OPINI

ARTIKEL

KHASANAH

MOZAIK

NASIONAL

INTERNATIONAL

.

.

Jumat, 13 Oktober 2017

Hamas-Fatah Sepakat Rujuk, Perbatasan Rafah Siap Dibuka

Hamas-Fatah Sepakat Rujuk, Perbatasan Rafah Siap Dibuka

Palinfo

Hamas-Fatah sepakat rujuk

10Berita—Dua faksi Palestina berpengaruh, Hamas dan Fatah, menandatangani sebuah kesepakatan damai di Ibu Kta Mesir, Kairo, hari Kamis, sebagai bagian dari upaya rujuk setelah perbedaan yang telah berlangsung selama satu dekade terakhir lapor Aljazeera.

Pengumuman itu muncul setelah perwakilan dari Hamas dan Otoritas Palestina (PA) yang dipimpin Fatah berkumpul di Kairo hari Selasa untuk melaksanakan sebuah rekonsiliasi yang disetujui pada 2011 tetapi belum ditindaklanjuti.

Pihak penengah Mesir mengatakan Otorita Palestina yang didominasi Fatah akan mengambil alih tanggung jawab administrasi sepenuhnya Jalur Gaza dari Hamas terhitung mulai 1 Desember mendatang.

Sementara pintu perlintasan Rafah dari Gaza ke Mesir akan segera diserahkan kepada pemerintah bersatu Palestina.

“Berdasarkan langkah-langkah keamanan yang akan diterapkan dan diadopsi oleh Otoritas Palestina di mana para pengawal kepresidenan akan disebar di seluruh perbatasan,” kata al-Ahmad.

Dia menambahkan bahwa di bawah instruksi Abbas, kedua kelompok tidak akan kembali ke wilayah Palestina kecuali mereka memiliki sebuah “keputusan final yang akan mengakhiri keretakan selamanya … untuk mewujudkan impian Palestina, mengakhiri penjajahan, dan untuk memiliki sebuah negara berdaulat, independen, Palestina dengan Jerusalem Timur sebagai ibu kotanya.”

Saleh al-Arouri, Wakil Kepala Kantor Politik Hamas juga angkat suara, berterimakasih pada Mesir atas “peran seimbang” nya.

“Masalah Palestina merupakan masalah Mesir,” kata al-Arouri.

Kesepakatan itu menetapkan bahwa pemilihan legislatif, presiden dan dewan nasional harus dilakukan dalam jangka satu tahun setelah penandatanganannya, meskipun rincian mengenai kesepakatan damai itu belum diumumkan.

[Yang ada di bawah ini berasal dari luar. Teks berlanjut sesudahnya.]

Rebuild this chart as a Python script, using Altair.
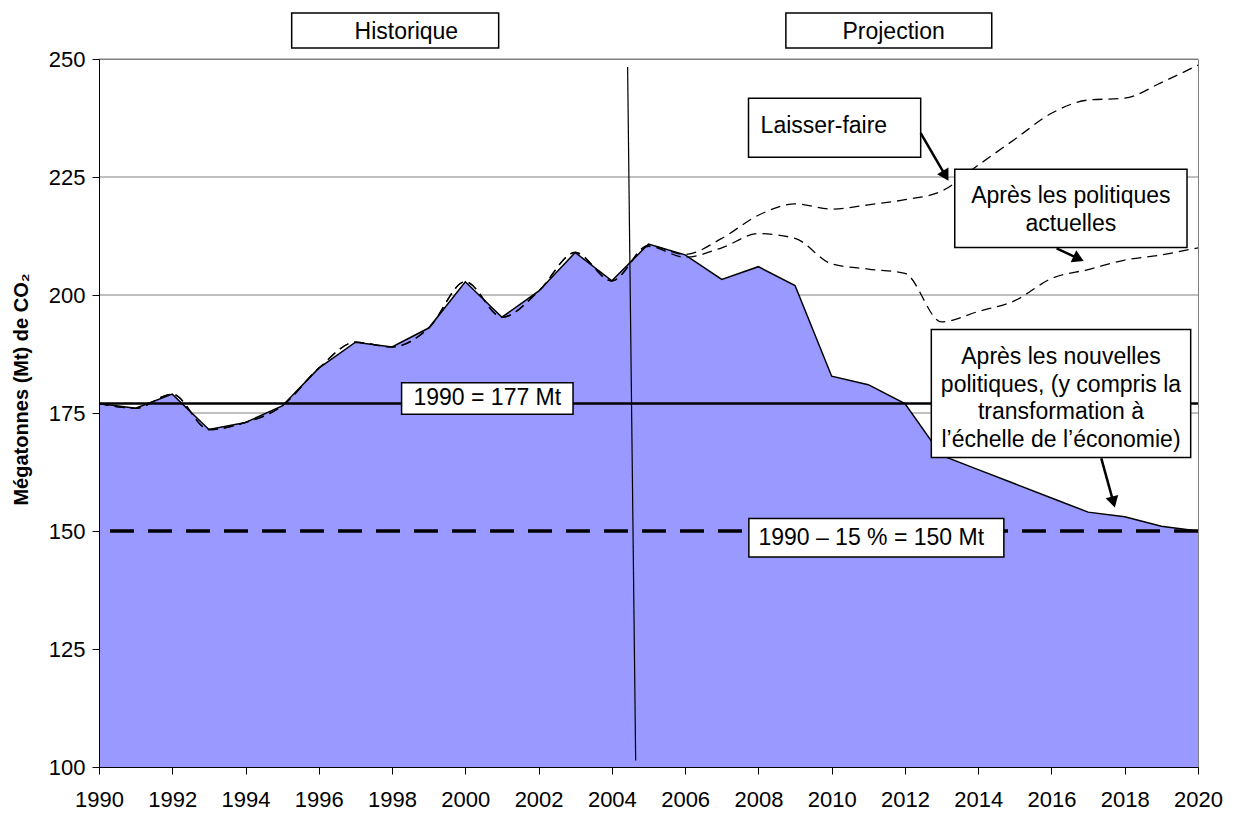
import altair as alt
import pandas as pd

# ---------------- data ----------------
years = list(range(1990, 2021))
nouvelles = [177, 176, 179, 171.5, 173, 176.5, 184.5, 190, 189, 193, 202.8, 195.3, 200.8, 209, 203,
             210.8, 208.5, 203.3, 206, 202, 182.8, 181, 177, 166, 163, 160, 157, 154, 153, 151, 150]
laisser_faire = [177, 176, 179, 171.5, 173, 176.5, 184.5, 190, 189, 193, 202.8, 195.3, 200.8, 209, 203,
                 210.5, 208.6, 212, 216.9, 219.3, 218.2, 219.1, 220.2, 222, 227.5, 233, 238.5, 241.3, 241.7, 245, 248.7]
actuelles = [177, 176, 179, 171.5, 173, 176.5, 184.5, 190, 189, 193, 202.8, 195.3, 200.8, 209, 203,
             210.3, 208, 210, 213, 212, 206.6, 205.5, 204.6, 194.3, 196.5, 198.8, 203.5, 205.4, 207.4, 208.5, 210]

ref_solid = [177]
ref_dashed = [150]
grid_values = [125, 150, 175, 200, 225, 250]
y_ticks = [100, 125, 150, 175, 200, 225, 250]

divider_x = [2004.43, 2004.65]
divider_y = [248.3, 101.4]

box_names = ["hist", "proj", "lf", "act", "nouv", "r177", "r150"]
box_x1 = [1995.26, 2008.75, 2007.73, 2013.36, 2012.72, 1998.26, 2007.74]
box_x2 = [2000.91, 2014.37, 2012.43, 2019.70, 2019.80, 2002.94, 2014.70]
box_y1 = [259.75, 259.75, 241.67, 226.62, 192.71, 181.39, 152.65]
box_y2 = [252.33, 252.33, 229.16, 210.09, 165.58, 174.76, 144.51]

label_text = ["Historique", "Projection",
              "Après les politiques\nactuelles",
              "Après les nouvelles\npolitiques, (y compris la\ntransformation à\nl’échelle de l’économie)",
              "1990 = 177 Mt", "1990 – 15 % = 150 Mt"]
label_x = [1998.39, 2011.69, 2016.53, 2016.26, 2000.60, 2011.08]
label_y = [255.7, 255.7, 220.96, 186.9, 178.15, 148.58]

lf_text = ["Laisser-faire"]
lf_x = [2008.06]
lf_y = [235.8]

arrow_x1 = [2012.43, 2016.14, 2017.36]
arrow_y1 = [234.3, 209.88, 165.37]
arrow_x2 = [2013.11, 2016.74, 2017.69]
arrow_y2 = [225.26, 207.7, 156.12]
arrow_angle = [150, 115, 165]

FONT = "Liberation Sans"

# ---------------- tables ----------------
df = pd.DataFrame({"year": years, "nouvelles": nouvelles,
                   "laisser": laisser_faire, "actuelles": actuelles})
df_grid = pd.DataFrame({"v": grid_values})
df_div = pd.DataFrame({"x": divider_x, "y": divider_y})
df_box = pd.DataFrame({"n": box_names, "x": box_x1, "x2": box_x2, "y": box_y1, "y2": box_y2})
df_lab = pd.DataFrame({"t": label_text, "x": label_x, "y": label_y})
df_lf = pd.DataFrame({"t": lf_text, "x": lf_x, "y": lf_y})
df_arr = pd.DataFrame({"x": arrow_x1, "y": arrow_y1, "x2": arrow_x2, "y2": arrow_y2, "a": arrow_angle})

xs = alt.Scale(domain=[1990, 2020], nice=False, zero=False)
ys = alt.Scale(domain=[100, 250], nice=False, zero=False)

x_axis = alt.Axis(values=years, format="d",
                  labelExpr="datum.value % 2 === 0 ? datum.label : ''",
                  labelOverlap=False, labelBound=False, labelFlush=False,
                  tickSize=7, labelPadding=15, grid=False, title=None,
                  domainColor="black", tickColor="black", labelColor="black",
                  labelFont=FONT, labelFontSize=22, zindex=1)
y_axis = alt.Axis(values=y_ticks, tickSize=7, labelPadding=7, grid=False,
                  labelOverlap=False, labelFlush=False,
                  domainColor="black", tickColor="black", labelColor="black",
                  labelFont=FONT, labelFontSize=22, zindex=1,
                  title="Mégatonnes (Mt) de CO₂", titleFont=FONT, titleFontSize=20,
                  titleFontWeight="bold", titleColor="black", titleAngle=270,
                  titleX=-78, titleY=330, titleAlign="center", titleBaseline="middle")

X = alt.X("year:Q", scale=xs, axis=x_axis)

grid = alt.Chart(df_grid).mark_rule(color="#808080", strokeWidth=1).encode(
    y=alt.Y("v:Q", scale=ys, axis=y_axis))

area = alt.Chart(df).mark_area(color="#9999FF", opacity=1, clip=True).encode(
    x=X, y=alt.Y("nouvelles:Q", scale=ys), y2=alt.datum(100))

edge = alt.Chart(df).mark_line(color="black", strokeWidth=1.5).encode(
    x=X, y=alt.Y("nouvelles:Q", scale=ys))

lf_line = alt.Chart(df).mark_line(color="black", strokeWidth=1.3, strokeDash=[10, 6],
                                  interpolate="monotone").encode(
    x=X, y=alt.Y("laisser:Q", scale=ys))
act_line = alt.Chart(df).mark_line(color="black", strokeWidth=1.3, strokeDash=[10, 6],
                                   interpolate="monotone").encode(
    x=X, y=alt.Y("actuelles:Q", scale=ys))

r177 = alt.Chart(pd.DataFrame({"v": ref_solid})).mark_rule(color="black", strokeWidth=2.5).encode(
    y=alt.Y("v:Q", scale=ys))
r150 = alt.Chart(pd.DataFrame({"v": ref_dashed})).mark_rule(color="black", strokeWidth=3.5,
                                                            strokeDash=[24, 14]).encode(
    y=alt.Y("v:Q", scale=ys))

divider = alt.Chart(df_div).mark_line(color="black", strokeWidth=1.2).encode(
    x=alt.X("x:Q", scale=xs), y=alt.Y("y:Q", scale=ys))

boxes = alt.Chart(df_box).mark_rect(fill="white", stroke="black", strokeWidth=1.5).encode(
    x=alt.X("x:Q", scale=xs), x2="x2:Q", y=alt.Y("y:Q", scale=ys), y2="y2:Q")

labels = alt.Chart(df_lab).mark_text(font=FONT, fontSize=23, color="black", align="center",
                                     baseline="middle", lineBreak="\n", lineHeight=27.7).encode(
    x=alt.X("x:Q", scale=xs), y=alt.Y("y:Q", scale=ys), text="t:N")

lf_label = alt.Chart(df_lf).mark_text(font=FONT, fontSize=23, color="black", align="left",
                                      baseline="middle").encode(
    x=alt.X("x:Q", scale=xs), y=alt.Y("y:Q", scale=ys), text="t:N")

arrows = alt.Chart(df_arr).mark_rule(color="black", strokeWidth=2.5).encode(
    x=alt.X("x:Q", scale=xs), x2="x2:Q", y=alt.Y("y:Q", scale=ys), y2="y2:Q")
heads = alt.Chart(df_arr).mark_point(shape="triangle-up", filled=True, color="black",
                                     size=170, opacity=1).encode(
    x=alt.X("x2:Q", scale=xs), y=alt.Y("y2:Q", scale=ys), angle=alt.Angle("a:Q", scale=None))

chart = alt.layer(grid, area, edge, lf_line, act_line, r177, r150, divider,
                  boxes, labels, lf_label, arrows, heads).properties(
    width=1099, height=708,
    autosize=alt.AutoSizeParams(type="none"),
    padding={"left": 91, "top": 51, "right": 30, "bottom": 44},
    background="white",
).configure_view(stroke="#808080", strokeWidth=1)

chart.save("out.html", embed_options={"renderer": "svg", "actions": False})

Kesepakatan itu juga akan menyaksikan Hamas dan Fatah membentuk sebuah pemerintahan sementara sebelum pemilihan umum.

Kesepakatan ditandatangani oleh pemimpin delegasi Fatah, Azzam al-Ahmad, dan pemimpin tim perunding Hamas, Saleh Arouri, dengan disaksikan oleh Kepala Dinas Intelijen Mesir, Khaled Fawzi.

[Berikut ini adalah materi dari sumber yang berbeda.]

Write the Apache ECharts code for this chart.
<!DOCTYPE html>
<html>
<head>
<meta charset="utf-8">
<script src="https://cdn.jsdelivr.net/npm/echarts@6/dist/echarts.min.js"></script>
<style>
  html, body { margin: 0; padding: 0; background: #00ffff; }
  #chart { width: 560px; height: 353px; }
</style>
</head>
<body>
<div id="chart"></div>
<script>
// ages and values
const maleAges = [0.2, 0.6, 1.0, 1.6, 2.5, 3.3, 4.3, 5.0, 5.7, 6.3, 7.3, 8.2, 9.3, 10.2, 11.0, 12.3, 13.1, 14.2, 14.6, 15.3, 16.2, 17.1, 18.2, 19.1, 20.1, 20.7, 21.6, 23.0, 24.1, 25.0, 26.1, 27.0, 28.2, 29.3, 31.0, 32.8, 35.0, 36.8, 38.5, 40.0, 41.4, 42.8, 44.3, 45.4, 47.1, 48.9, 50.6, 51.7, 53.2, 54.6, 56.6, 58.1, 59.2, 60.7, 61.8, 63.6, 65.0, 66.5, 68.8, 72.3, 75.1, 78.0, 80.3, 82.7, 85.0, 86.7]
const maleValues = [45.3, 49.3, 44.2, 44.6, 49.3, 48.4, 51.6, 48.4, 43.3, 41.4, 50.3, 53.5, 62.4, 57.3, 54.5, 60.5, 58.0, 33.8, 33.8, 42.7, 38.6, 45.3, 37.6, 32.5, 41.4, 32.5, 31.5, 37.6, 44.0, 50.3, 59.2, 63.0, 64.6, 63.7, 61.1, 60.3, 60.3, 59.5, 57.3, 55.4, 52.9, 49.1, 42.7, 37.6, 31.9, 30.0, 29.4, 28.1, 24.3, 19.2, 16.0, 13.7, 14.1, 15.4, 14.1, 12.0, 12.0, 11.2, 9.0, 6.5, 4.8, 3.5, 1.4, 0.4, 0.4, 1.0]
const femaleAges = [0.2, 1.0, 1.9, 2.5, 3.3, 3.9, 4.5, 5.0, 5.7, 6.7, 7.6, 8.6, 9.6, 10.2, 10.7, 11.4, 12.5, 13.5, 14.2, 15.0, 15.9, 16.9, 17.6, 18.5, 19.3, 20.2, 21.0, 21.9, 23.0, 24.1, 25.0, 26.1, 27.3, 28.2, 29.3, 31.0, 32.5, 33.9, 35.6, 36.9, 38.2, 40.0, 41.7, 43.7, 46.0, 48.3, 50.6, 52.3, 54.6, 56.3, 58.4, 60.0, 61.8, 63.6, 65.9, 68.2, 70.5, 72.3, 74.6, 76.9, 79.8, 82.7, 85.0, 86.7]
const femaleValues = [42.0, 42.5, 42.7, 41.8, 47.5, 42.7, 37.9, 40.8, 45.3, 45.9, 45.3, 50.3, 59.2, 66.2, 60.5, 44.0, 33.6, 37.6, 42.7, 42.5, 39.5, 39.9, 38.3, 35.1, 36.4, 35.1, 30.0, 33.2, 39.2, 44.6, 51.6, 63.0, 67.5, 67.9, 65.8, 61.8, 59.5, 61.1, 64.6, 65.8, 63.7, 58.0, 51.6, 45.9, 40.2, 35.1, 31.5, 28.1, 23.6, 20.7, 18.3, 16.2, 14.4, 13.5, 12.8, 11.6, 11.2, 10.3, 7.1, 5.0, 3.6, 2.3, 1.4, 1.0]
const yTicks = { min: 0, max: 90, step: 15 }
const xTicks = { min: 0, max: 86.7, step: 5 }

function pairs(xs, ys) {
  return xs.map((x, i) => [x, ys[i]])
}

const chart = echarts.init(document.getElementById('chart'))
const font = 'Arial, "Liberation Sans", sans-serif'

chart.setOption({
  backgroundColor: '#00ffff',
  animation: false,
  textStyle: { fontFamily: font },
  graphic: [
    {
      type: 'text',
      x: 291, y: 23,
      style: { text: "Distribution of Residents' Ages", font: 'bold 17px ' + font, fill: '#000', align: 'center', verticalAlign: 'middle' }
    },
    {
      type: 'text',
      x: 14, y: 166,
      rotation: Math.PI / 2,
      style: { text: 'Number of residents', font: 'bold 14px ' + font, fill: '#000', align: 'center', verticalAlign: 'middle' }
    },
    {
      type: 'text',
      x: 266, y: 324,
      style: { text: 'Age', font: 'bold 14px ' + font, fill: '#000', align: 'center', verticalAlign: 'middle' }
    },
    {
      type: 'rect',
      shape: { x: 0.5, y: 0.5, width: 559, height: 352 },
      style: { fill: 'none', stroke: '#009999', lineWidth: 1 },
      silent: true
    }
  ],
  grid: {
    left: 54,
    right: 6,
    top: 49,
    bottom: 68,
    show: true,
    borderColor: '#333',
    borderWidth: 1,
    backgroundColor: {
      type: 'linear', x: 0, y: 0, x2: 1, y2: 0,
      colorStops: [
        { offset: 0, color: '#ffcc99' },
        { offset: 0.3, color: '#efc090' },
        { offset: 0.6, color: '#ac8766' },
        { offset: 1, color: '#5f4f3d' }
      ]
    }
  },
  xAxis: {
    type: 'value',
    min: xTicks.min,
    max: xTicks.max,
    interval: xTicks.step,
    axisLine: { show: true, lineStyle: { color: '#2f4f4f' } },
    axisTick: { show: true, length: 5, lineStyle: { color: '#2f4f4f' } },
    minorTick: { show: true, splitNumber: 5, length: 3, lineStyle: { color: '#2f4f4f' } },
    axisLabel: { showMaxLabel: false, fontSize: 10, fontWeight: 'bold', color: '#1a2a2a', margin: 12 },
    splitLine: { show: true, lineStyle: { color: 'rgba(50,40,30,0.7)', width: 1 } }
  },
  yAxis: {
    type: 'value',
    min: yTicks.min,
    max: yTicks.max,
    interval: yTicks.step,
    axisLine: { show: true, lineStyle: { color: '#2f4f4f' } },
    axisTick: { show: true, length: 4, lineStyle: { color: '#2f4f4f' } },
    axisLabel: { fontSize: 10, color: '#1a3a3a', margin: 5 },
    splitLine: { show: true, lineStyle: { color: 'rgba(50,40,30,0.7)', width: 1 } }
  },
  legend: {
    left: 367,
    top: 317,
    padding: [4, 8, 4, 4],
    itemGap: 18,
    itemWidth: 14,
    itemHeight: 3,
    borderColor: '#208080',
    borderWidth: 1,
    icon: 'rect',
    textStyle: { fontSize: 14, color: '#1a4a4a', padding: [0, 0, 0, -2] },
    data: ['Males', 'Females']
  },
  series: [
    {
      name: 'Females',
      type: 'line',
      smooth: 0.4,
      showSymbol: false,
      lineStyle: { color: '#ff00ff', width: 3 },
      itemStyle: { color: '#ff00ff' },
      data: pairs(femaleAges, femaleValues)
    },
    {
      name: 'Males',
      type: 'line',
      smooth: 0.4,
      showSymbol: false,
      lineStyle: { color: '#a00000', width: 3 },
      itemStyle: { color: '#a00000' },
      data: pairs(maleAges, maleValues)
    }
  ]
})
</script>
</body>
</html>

Hamas yang berbasis di Gaza pada bulan lalu memutuskan akan membubarkan komite administratifnya yang menjalankan wilayah Gaza. Kelompok itu juga mengungkapkan keinginannya berdamai dengan PA, badan semi-otonomi yang memerintah di Tepi Barat.

Sesudah itu, Perdana Menteri PA Rami Hamdallah mengunjungi Gaza dan mengumumkan bahwa pemerintahan persatuan nasional akan mulai memikul tanggungjawab administratif atas Gaza.

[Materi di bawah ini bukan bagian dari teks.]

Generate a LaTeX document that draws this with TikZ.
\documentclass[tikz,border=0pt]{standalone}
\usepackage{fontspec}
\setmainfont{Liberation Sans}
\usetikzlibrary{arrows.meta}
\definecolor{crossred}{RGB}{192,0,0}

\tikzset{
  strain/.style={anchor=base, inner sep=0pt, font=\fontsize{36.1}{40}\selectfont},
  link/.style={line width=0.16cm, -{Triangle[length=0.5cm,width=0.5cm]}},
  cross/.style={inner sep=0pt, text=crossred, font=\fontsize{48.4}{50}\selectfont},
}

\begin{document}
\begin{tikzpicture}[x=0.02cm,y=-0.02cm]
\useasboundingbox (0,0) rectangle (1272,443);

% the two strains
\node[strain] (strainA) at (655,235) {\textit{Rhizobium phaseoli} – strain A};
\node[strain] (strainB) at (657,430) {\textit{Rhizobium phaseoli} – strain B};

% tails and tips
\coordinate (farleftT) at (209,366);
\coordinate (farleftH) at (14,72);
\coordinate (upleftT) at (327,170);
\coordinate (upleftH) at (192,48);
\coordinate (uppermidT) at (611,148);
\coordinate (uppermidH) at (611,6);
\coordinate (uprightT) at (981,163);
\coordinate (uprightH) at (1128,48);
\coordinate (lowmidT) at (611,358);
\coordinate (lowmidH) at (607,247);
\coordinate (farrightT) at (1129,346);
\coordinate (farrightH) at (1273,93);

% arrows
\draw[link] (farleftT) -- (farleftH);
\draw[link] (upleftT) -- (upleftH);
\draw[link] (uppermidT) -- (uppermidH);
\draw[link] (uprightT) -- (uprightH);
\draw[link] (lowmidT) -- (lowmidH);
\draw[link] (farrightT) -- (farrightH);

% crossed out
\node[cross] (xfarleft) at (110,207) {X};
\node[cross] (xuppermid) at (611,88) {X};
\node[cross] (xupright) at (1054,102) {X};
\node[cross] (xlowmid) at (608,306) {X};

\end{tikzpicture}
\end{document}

Hamas telah menjadi pemimpin de-facto Jalur Gaza sejak kemenangan Pemilihan Umum Legislatif yang diselenggarakan pada Rabu, 25 Januari 2006.  Hamas meraih 76 dari 132 kursi di parlemen, sedangkan perolehan Fatah hanya 43 kursi.  Dengan suara mayoritas ini Hamas berhak membentuk kabinet Pemerintahan Palestina yang sah.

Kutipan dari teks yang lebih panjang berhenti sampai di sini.